Q: Think about the time when you started using Hinge. Please tell us about it like you would to a friend.
“I was lonely and looking for quality over tinder. I thought I found it with one person but he ended up screwing me over worse than anyone had ever before in my life”
Q: Why haven’t you recommended Hinge to anyone?
“Because I have very few friends and the ones I do have are in a relationship.”
Implications for Business Strategy
Again, just a slight nuance in motivation, and suddenly you’re seeing the product through an entirely different lens. How you position, build, and market a product that is meant for dating could look very different than how you position, build, and market a product that’s meant to counteract feelings of isolation.
This insight becomes a strategic cornerstone for your product positioning. Recognizing loneliness as a key driver allows you to make informed decisions about your product’s place in the market. It not only highlights the necessity of a strategic approach but also quantifies the potential opportunity.

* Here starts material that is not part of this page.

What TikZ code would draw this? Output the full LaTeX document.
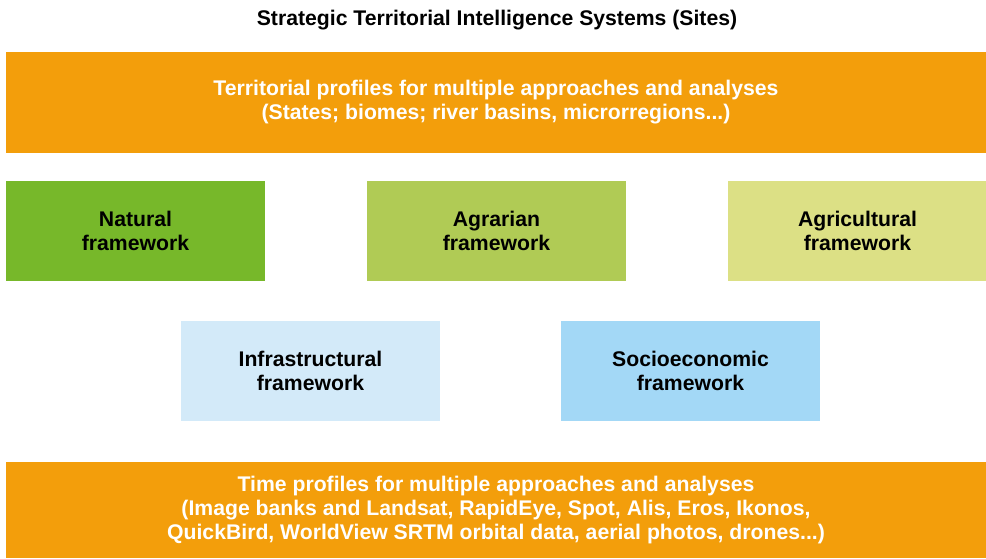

The Future of Market Research
Many see the future of market research in synthetic audiences. We don’t. While survey ratings and rankings remain valuable (although at PSB, we’ll always recommend a two-step or choice-based approach when possible), we see conversational surveys as the future. Let the consumer narrative drive your strategy, not the % who agree with a pre-populated statement. What do you think is the future of the industry?
Questions on this approach? Reach out to [email protected]
About PSB: PSB Insights is a global insights consultancy, where we provide strategic insights to business decision makers through the integration of art and science. With a team of over 100 experienced researchers, analysts, and data scientists, PSB has a four-decade track record of translating sharp insights into strategies, innovative ideas, and practical solutions to drive customer acquisition and growth. PSB is part of WPP (NYSE: WPP).
Methodology: PSB dove deep into the world of online dating, exploring the multifaceted journeys users take on a popular dating app. From July 17th to July 20th, we conducted two simultaneous online surveys, engaging n=400 app users per survey in a journey of discovery. One survey followed a traditional quantitative approach, mapping the user experience from initial awareness to finding success on the dating app. The second survey took a refreshingly open-ended approach, inviting respondents to share their unique dating app stories in their own words across different key phases.